After requesting a prediction, Vertex AI returns results based on your model's objective. Predictions from an object tracking model return time and locations of objects to track, according to your own defined labels. The model assigns a confidence score to each prediction, which communicates how confident your model accurately identified and tracked an object. The higher the number, the higher the model's confidence in the correctness of the prediction.

Example batch prediction output

The following sample is the predicted result for a model that tracks cats and dogs in a video.
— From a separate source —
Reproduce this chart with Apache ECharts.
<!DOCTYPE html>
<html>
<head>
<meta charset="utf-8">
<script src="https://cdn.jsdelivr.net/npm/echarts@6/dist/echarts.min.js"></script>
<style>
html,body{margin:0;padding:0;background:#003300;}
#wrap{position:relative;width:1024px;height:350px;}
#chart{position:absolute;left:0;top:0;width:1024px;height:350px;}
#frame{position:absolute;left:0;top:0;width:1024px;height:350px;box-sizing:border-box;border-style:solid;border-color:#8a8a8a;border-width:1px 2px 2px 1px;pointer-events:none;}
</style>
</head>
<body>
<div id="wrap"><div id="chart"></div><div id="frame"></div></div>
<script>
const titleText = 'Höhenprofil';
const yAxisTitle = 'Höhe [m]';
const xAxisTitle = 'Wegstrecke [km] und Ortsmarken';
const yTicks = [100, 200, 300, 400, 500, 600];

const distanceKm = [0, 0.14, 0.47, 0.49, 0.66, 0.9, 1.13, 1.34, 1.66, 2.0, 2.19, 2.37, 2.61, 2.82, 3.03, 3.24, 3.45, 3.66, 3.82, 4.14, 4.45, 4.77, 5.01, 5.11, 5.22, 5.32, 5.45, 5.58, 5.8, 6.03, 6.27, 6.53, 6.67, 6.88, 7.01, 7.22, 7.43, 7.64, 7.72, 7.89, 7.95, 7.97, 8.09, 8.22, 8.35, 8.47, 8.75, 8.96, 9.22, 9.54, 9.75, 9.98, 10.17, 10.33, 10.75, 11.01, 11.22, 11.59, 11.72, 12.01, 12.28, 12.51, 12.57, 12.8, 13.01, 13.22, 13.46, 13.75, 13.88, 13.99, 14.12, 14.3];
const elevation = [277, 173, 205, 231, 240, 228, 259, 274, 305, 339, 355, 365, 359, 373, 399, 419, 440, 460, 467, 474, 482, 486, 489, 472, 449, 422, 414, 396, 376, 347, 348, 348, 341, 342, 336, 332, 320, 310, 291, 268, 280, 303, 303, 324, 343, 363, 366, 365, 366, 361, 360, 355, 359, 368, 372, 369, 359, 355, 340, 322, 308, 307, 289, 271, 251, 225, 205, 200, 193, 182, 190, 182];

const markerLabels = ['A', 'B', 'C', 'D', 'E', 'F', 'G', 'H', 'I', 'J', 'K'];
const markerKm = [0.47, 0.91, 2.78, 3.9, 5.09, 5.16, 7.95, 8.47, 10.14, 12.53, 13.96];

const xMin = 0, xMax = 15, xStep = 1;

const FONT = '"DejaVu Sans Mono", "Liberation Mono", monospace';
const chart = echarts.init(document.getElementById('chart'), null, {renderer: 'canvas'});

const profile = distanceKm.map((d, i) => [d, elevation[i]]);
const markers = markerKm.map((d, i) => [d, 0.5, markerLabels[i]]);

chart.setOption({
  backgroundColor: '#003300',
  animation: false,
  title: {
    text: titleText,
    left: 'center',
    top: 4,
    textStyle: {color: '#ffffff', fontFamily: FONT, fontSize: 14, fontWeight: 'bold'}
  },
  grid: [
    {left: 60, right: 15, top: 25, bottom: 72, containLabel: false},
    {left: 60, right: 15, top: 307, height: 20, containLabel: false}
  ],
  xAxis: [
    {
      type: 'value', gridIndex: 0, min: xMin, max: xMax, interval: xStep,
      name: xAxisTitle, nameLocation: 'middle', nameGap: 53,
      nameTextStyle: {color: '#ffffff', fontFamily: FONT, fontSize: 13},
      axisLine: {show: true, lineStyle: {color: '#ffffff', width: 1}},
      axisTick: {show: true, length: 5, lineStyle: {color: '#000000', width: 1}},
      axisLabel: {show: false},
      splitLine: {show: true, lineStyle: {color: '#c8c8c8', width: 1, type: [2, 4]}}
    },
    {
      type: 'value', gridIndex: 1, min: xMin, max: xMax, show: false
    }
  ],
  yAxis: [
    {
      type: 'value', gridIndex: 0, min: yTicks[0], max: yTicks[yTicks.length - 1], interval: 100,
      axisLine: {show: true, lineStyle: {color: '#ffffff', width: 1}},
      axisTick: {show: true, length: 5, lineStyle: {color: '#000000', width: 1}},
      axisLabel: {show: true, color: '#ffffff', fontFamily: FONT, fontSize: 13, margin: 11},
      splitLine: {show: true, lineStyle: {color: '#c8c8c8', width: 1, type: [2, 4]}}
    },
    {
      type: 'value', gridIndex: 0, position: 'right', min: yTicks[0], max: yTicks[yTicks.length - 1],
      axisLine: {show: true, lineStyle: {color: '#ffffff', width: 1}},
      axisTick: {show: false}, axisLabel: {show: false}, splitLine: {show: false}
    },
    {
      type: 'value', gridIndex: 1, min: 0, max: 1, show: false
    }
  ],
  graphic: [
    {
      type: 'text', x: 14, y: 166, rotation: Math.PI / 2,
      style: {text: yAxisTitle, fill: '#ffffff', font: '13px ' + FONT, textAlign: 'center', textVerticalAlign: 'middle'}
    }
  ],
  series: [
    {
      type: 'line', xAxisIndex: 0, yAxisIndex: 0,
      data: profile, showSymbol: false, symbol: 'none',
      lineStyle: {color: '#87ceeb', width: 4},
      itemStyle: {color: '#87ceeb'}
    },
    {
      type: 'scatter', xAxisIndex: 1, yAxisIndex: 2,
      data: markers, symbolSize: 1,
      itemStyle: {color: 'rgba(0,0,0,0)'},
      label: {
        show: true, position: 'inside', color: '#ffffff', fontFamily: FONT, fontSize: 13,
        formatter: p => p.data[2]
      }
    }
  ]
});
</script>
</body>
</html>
Each result includes a label (cat or dog) for the object being tracked, a time segment that specifies when and for how long the object is being tracked, and a bounding box that describes the location of the object.

{
  "instance": {
   "content": "gs://bucket/video.mp4",
    "mimeType": "video/mp4",
    "timeSegmentStart": "1s",
    "timeSegmentEnd": "5s"
  }
  "prediction": [{
    "id": "1",
    "displayName": "cat",
    "timeSegmentStart": "1.2s",
    "timeSegmentEnd": "3.4s",
    "frames": [{
      "timeOffset": "1.2s",
      "xMin": 0.1,
      "xMax": 0.2,
      "yMin": 0.3,
      "yMax": 0.4
    }, {
      "timeOffset": "3.4s",
      "xMin": 0.2,
      "xMax": 0.3,
      "yMin": 0.4,
      "yMax": 0.5,
    }],
    "confidence": 0.7
  }, {
    "id": "1",
    "displayName": "cat",
    "timeSegmentStart": "4.8s",
    "timeSegmentEnd": "4.8s",
    "frames": [{
      "timeOffset": "4.8s",
      "xMin": 0.2,
      "xMax": 0.3,
      "yMin": 0.4,
      "yMax": 0.5,
    }],
    "confidence": 0.6
  }, {
    "id": "2",
    "displayName": "dog",
    "timeSegmentStart": "1.2s",
    "timeSegmentEnd": "3.4s",
    "frames": [{
      "timeOffset": "1.2s",
      "xMin": 0.1,
      "xMax": 0.2,
      "yMin": 0.3,
      "yMax": 0.4
    }, {
      "timeOffset": "3.4s",
      "xMin": 0.2,
      "xMax": 0.3,
      "yMin": 0.4,
      "yMax": 0.5,
    }],
    "confidence": 0.5
  }]
}